Often called the “silent injury” of the walking wounded, veterans with traumatic brain injuries are in the spotlight after a whistleblower alleged improper screening procedures for benefits and pensions by the Amarillo Veterans Administration.
The controversy initially spilled onto the public stage when Dr. Roy Marokus, formerly chief of the Compensation and Pension unit at Thomas E. Creek VA Medical Center, blew the whistle on a spreadsheet of 70 veterans in Amarillo who were not screened by one of four types of specialists required by policy:
Psychologists, neurologists, neurosurgeons and physiatrists.
“Think about what they have to deal with if they’re misdiagnosed,” Marokus told news station KARE 11 in Minneapolis. “They’re out in never-never land. It’s a crime.”
Marokus said the diagnoses were being given by health care professionals who were unqualified and uncertified to perform traumatic brain injury screening.
Amarillo VA officials have questioned the phrasing in Marokus’ interviews, saying he omits the fact that screening for traumatic brain injuries only must be done by specialists when veterans are seeking benefits and compensation.
“I went back and I looked at every single thing that the doctor said, and he didn’t say anything correct. He was just very careful in how he picked his words,” said Michael Kiefer, director of the Amarillo VA. “He never said that veterans never got care. He said they may be disadvantaged or not compensated … Veterans who come to us for health care, we will do our best to look at their symptoms, do the diagnostics and treat them for whatever they need.”

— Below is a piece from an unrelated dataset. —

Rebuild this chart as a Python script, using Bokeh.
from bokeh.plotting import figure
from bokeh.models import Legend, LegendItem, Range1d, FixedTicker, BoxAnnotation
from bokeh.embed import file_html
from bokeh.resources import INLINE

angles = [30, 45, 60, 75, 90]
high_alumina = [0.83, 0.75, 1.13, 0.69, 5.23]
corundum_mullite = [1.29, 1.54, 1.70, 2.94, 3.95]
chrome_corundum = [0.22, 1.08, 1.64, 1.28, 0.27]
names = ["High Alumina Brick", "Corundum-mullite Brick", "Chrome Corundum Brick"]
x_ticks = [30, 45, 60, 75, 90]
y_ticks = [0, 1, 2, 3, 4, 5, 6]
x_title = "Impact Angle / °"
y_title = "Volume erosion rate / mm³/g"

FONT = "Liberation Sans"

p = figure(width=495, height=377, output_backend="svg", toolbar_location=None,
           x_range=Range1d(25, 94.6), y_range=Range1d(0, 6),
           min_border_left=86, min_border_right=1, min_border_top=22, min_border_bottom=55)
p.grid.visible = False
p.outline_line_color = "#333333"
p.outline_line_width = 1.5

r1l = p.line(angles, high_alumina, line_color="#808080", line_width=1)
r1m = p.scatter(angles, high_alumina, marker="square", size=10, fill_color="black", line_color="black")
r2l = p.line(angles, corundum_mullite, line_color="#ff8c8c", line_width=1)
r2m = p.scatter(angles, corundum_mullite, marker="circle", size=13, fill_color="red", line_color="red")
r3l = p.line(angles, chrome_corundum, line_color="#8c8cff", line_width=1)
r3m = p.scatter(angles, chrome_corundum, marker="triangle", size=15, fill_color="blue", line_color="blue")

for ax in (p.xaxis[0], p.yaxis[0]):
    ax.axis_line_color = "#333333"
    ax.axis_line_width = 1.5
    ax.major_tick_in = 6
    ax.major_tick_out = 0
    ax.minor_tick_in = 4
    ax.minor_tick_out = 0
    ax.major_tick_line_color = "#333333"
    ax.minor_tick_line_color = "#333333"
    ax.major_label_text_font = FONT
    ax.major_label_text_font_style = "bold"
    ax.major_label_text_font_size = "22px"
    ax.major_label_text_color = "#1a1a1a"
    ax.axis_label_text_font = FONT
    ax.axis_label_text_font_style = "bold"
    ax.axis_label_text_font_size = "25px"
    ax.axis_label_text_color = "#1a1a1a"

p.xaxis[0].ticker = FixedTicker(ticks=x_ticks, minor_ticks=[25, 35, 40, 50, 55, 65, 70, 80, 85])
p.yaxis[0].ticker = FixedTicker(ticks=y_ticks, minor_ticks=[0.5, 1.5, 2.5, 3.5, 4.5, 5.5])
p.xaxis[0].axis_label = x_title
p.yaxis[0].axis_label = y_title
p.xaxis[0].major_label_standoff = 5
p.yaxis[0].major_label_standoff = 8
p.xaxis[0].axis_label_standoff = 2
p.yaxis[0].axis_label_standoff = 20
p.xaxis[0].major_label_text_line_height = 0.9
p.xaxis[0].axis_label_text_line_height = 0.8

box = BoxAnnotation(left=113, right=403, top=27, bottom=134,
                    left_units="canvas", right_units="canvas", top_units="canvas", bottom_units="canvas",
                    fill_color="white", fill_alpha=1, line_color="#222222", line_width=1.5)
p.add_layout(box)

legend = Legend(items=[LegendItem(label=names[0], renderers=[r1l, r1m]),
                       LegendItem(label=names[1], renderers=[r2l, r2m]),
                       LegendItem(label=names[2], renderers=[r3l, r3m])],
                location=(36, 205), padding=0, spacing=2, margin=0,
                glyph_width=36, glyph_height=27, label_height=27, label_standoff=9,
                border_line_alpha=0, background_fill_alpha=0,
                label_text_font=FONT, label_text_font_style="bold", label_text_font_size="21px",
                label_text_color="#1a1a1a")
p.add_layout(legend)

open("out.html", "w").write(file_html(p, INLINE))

Kiefer said people often mistake the roles of the Veterans Health Administration, which manages one of the largest health care systems in the world, and the Veterans Benefits Administration, which supplies compensation and vocational assistance to disabled veterans.

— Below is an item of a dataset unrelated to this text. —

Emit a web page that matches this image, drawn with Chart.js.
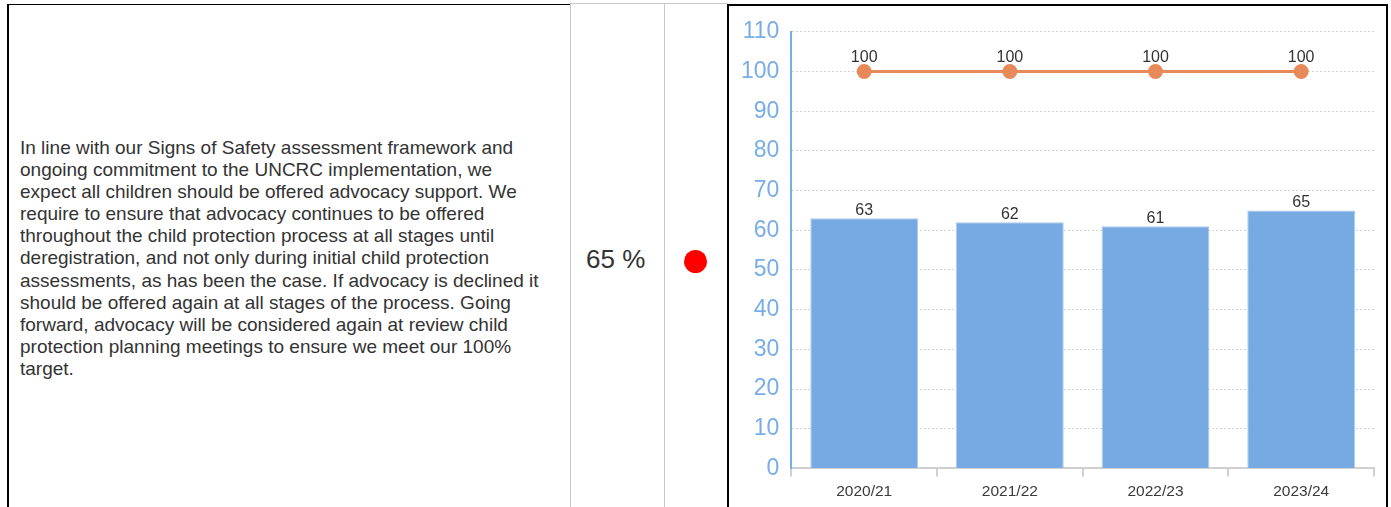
<!DOCTYPE html>
<html>
<head>
<meta charset="utf-8">
<script src="https://cdn.jsdelivr.net/npm/chart.js@4/dist/chart.umd.min.js"></script>
<style>
    html, body { margin: 0; padding: 0; background: #fff; }
    body { width: 1391px; height: 507px; position: relative; overflow: hidden; font-family: "Liberation Sans", Arial, sans-serif; }
    .cellText { position: absolute; left: 7px; top: 4px; width: 563px; height: 510px; border-left: 2px solid #000; border-top: 1.5px solid #000; box-sizing: border-box; }
    .cellText p { position: absolute; left: 11px; top: 132px; width: 525px; margin: 0; font-size: 19px; line-height: 22.1px; color: #333; }
    .cellValue { position: absolute; left: 570px; top: 3px; width: 95px; height: 510px; border-left: 1px solid #c8c8c8; border-top: 1px solid #c8c8c8; box-sizing: border-box; }
    .cellValue span { position: absolute; left: 15px; top: 240px; font-size: 26px; color: #333; }
    .cellStatus { position: absolute; left: 664px; top: 3px; width: 64px; height: 510px; border-left: 1px solid #c8c8c8; border-top: 1px solid #c8c8c8; box-sizing: border-box; }
    .dot { position: absolute; left: 19px; top: 246px; width: 23px; height: 23px; border-radius: 50%; background: #ff0000; }
    .cellChart { position: absolute; left: 727px; top: 4px; width: 661px; height: 510px; border: 2px solid #000; border-bottom: none; box-sizing: border-box; }
    .chartBox { position: absolute; left: 0; top: 0; width: 657px; height: 503px; }
</style>
</head>
<body>
<div class="cellText">
    <p>In line with our Signs of Safety assessment framework and ongoing commitment to the UNCRC implementation, we expect all children should be offered advocacy support. We require to ensure that advocacy continues to be offered throughout the child protection process at all stages until deregistration, and not only during initial child protection assessments, as has been the case. If advocacy is declined it should be offered again at all stages of the process. Going forward, advocacy will be considered again at review child protection planning meetings to ensure we meet our 100% target.</p>
</div>
<div class="cellValue"><span>65 %</span></div>
<div class="cellStatus"><div class="dot"></div></div>
<div class="cellChart">
    <div class="chartBox"><canvas id="myChart"></canvas></div>
</div>

<script>
const years = ['2020/21', '2021/22', '2022/23', '2023/24'];
const actual = [63, 62, 61, 65];
const target = [100, 100, 100, 100];
const yMin = 0, yMax = 110, yStep = 10;

// draws the value above each bar / point (no datalabels plugin offline)
const valueLabels = {
    id: 'valueLabels',
    afterDatasetsDraw(chart) {
        const ctx = chart.ctx;
        ctx.save();
        ctx.font = '16px "Liberation Sans", Arial, sans-serif';
        ctx.fillStyle = '#333';
        ctx.textAlign = 'center';
        ctx.textBaseline = 'middle';
        chart.data.datasets.forEach((ds, i) => {
            const meta = chart.getDatasetMeta(i);
            const lift = ds.type === 'line' ? 14 : 8;
            meta.data.forEach((el, j) => {
                ctx.fillText(ds.data[j], el.x, el.y - lift);
            });
        });
        ctx.restore();
    }
};

const graph = document.querySelector('#myChart');

new Chart(graph.getContext('2d'), {
    type: 'bar',
    data: {
        labels: years,
        datasets: [
            {
                type: 'line',
                label: 'Target',
                data: target,
                borderColor: '#e8895a',
                backgroundColor: '#e8895a',
                borderWidth: 3,
                pointRadius: 6,
                pointHoverRadius: 6,
                order: 0
            },
            {
                label: 'Actual',
                data: actual,
                backgroundColor: '#77aae2',
                borderColor: '#a9cbee',
                borderWidth: 1,
                categoryPercentage: 1,
                barPercentage: 0.74,
                order: 1
            }
        ]
    },
    options: {
        responsive: true,
        maintainAspectRatio: false,
        animation: false,
        layout: { padding: { left: 0, right: 12, top: 25, bottom: 2 } },
        plugins: {
            legend: { display: false },
            tooltip: { enabled: false }
        },
        scales: {
            x: {
                grid: {
                    offset: true,
                    drawOnChartArea: false,
                    drawTicks: true,
                    tickLength: 8,
                    color: '#d0d0d0',
                    lineWidth: 2
                },
                border: { color: '#d0d0d0', width: 2 },
                ticks: {
                    color: '#3a3a3a',
                    padding: 6,
                    font: { family: '"Liberation Sans", Arial, sans-serif', size: 15.5 }
                }
            },
            y: {
                min: yMin,
                max: yMax,
                ticks: {
                    stepSize: yStep,
                    color: '#78ade6',
                    padding: 12,
                    font: { family: '"Liberation Sans", Arial, sans-serif', size: 23 }
                },
                grid: {
                    drawTicks: false,
                    color: '#d4d4d4',
                    lineWidth: 1
                },
                border: { color: '#78ade6', width: 2, dash: [2, 2] }
            }
        }
    },
    plugins: [valueLabels]
});
</script>
</body>
</html>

The Office of the Inspector General of the U.S. Department of Veterans Affairs has been reviewing all traumatic brain injury examination records after problems were identified at the Minneapolis VA Medical Center.

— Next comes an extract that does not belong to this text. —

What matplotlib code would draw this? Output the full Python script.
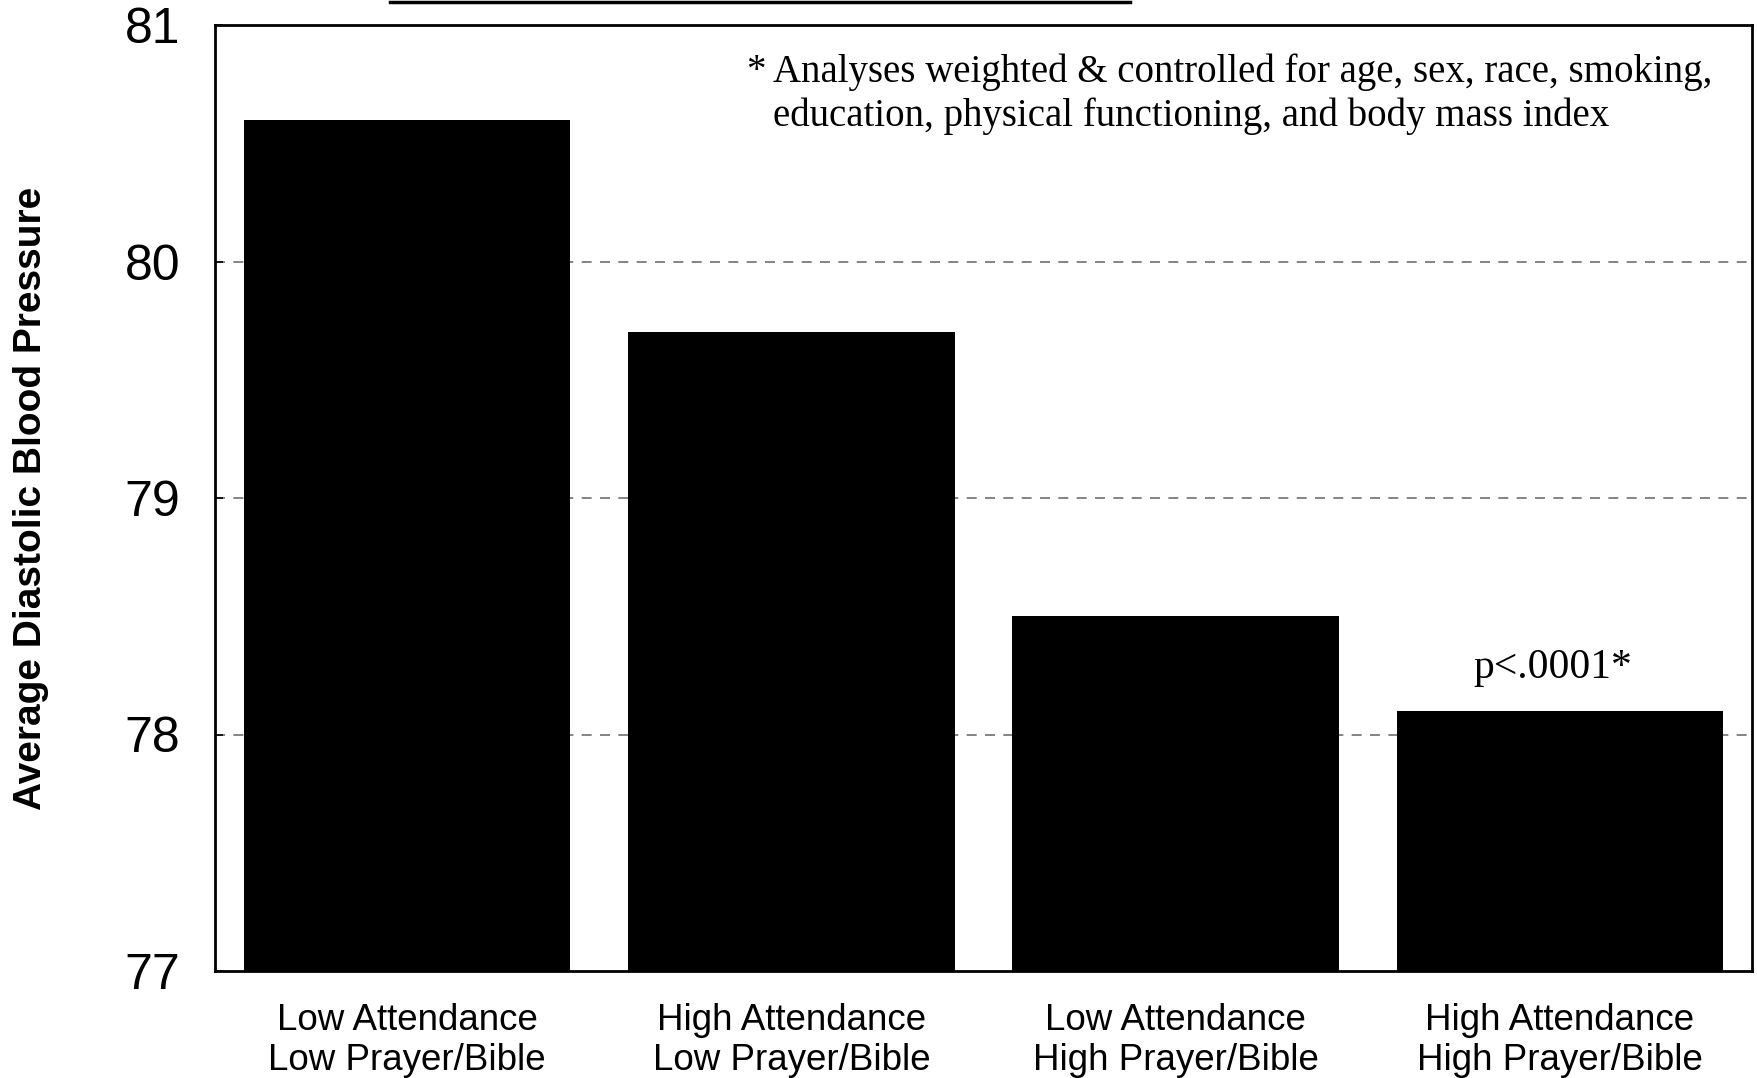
import matplotlib.pyplot as plt
from matplotlib.lines import Line2D

groups = ['Low Attendance\nLow Prayer/Bible',
          'High Attendance\nLow Prayer/Bible',
          'Low Attendance\nHigh Prayer/Bible',
          'High Attendance\nHigh Prayer/Bible']
dbp = [80.6, 79.7, 78.5, 78.1]
yticks = [77, 78, 79, 80, 81]

note = ('Analyses weighted & controlled for age, sex, race, smoking,\n'
        'education, physical functioning, and body mass index')
pval = 'p<.0001*'

fig = plt.figure(figsize=(17.57, 10.78), dpi=100)
ax = fig.add_axes([215 / 1757, 1 - 971 / 1078, (1752 - 215) / 1757, (971 - 25) / 1078])

x = range(len(groups))
ax.bar(x, dbp, width=0.85, bottom=0, color='black', zorder=3)
ax.set_xlim(-0.5, 3.5)
ax.set_ylim(77, 81)

for v in [78, 79, 80]:
    ax.axhline(v, color='#707070', lw=1.2, ls=(0, (6, 5)), zorder=1)

ax.set_yticks(yticks)
ax.set_yticklabels([str(t) for t in yticks], fontsize=36, family='Liberation Sans')
ax.tick_params(axis='y', direction='in', length=6, width=1.2, pad=25)
ax.set_xticks(list(x))
ax.set_xticklabels(groups, fontsize=26.5, family='Liberation Sans', linespacing=1.18)
ax.tick_params(axis='x', length=0, pad=23)
for s in ax.spines.values():
    s.set_linewidth(2)

ax.set_ylabel('Average Diastolic Blood Pressure', fontsize=28, fontweight='bold',
              family='Liberation Sans')
ax.yaxis.set_label_coords(-(215 - 49) / 1537, 0.5)

ax.text(0.3455, 0.970, '*', transform=ax.transAxes, fontsize=28,
        family='Liberation Serif', ha='left', va='top')
ax.text(0.363, 0.970, note, transform=ax.transAxes, fontsize=28,
        family='Liberation Serif', ha='left', va='top', linespacing=1.22)

ax.annotate(pval, (3, dbp[3]), xytext=(-5, 17), textcoords='offset points',
            fontsize=30, family='Liberation Serif', ha='center', va='bottom')

# underline of the title that sits above the visible area
fig.add_artist(Line2D([390 / 1757, 1130 / 1757], [0.998, 0.998], color='black', lw=2.5))

fig.savefig('out.png', dpi=100)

The OIG confirmed to the Globe-News it is looking at the compensation and pension exams, not the medical care.
However, this reassessment of diagnoses concerning benefits and compensation has spread nationally to every VA center and to non-VA health care providers.
Kiefer would not confirm how many veterans in Amarillo were not diagnosed by one of the four required specialists when seeking benefits, but said that as medical knowledge of traumatic brain injury improved over the past decade, screening and health care policy has struggled to keep pace.
Veterans who were not diagnosed by an approved specialist are being contacted and will be reassessed and awarded back pay for missed benefits between 2008 and 2013, Kiefer said.
Kiefer admitted a misdiagnosis when seeking benefits and compensation could discourage a veteran from seeking treatment.
Traumatic brain injury falls under four categories: Mild, moderate, severe and penetrating. Unfortunately, the illness is difficult to diagnose, as 82.5 percent of cases fall into the mild category, which is not discoverable by an X-ray CT scan.
“This is the most common injury in veterans coming back from Afghanistan and Iraq,” said Dr. Michael Lambert, chief of the Mental Health Service department at the Amarillo VA. “They were exposed to improvised explosive devices, rocket-propelled grenades and mortar blasts that were shot into the bases. It was part of the way they were waging war against us in Iraq and Afghanistan.”
The symptoms of mild traumatic brain injury, including lack of concentration, confusion, irritability and headaches, often overlap with other illnesses. Lambert said mild brain injuries often come from soldiers being close enough to an explosion to feel the shockwave.
“The symptoms are somewhat nonspecific, and what I have seen in my career with these is that if you’ve been in combat serious enough to almost get blown up, you will have post-traumatic stress disorder symptoms also,” Lambert said. “There is a strong overlap between PTSD and TBI (traumatic brain injury), and that is the challenge.”
Traumatic brain injury is also gaining attention in sports such as football and boxing, where repeated collisions can cause brain damage.
March 15 has been designated as Brain Injury Awareness Day by Congress, and the month of March has been recognized as a time to learn and discuss issues concerning brain injuries.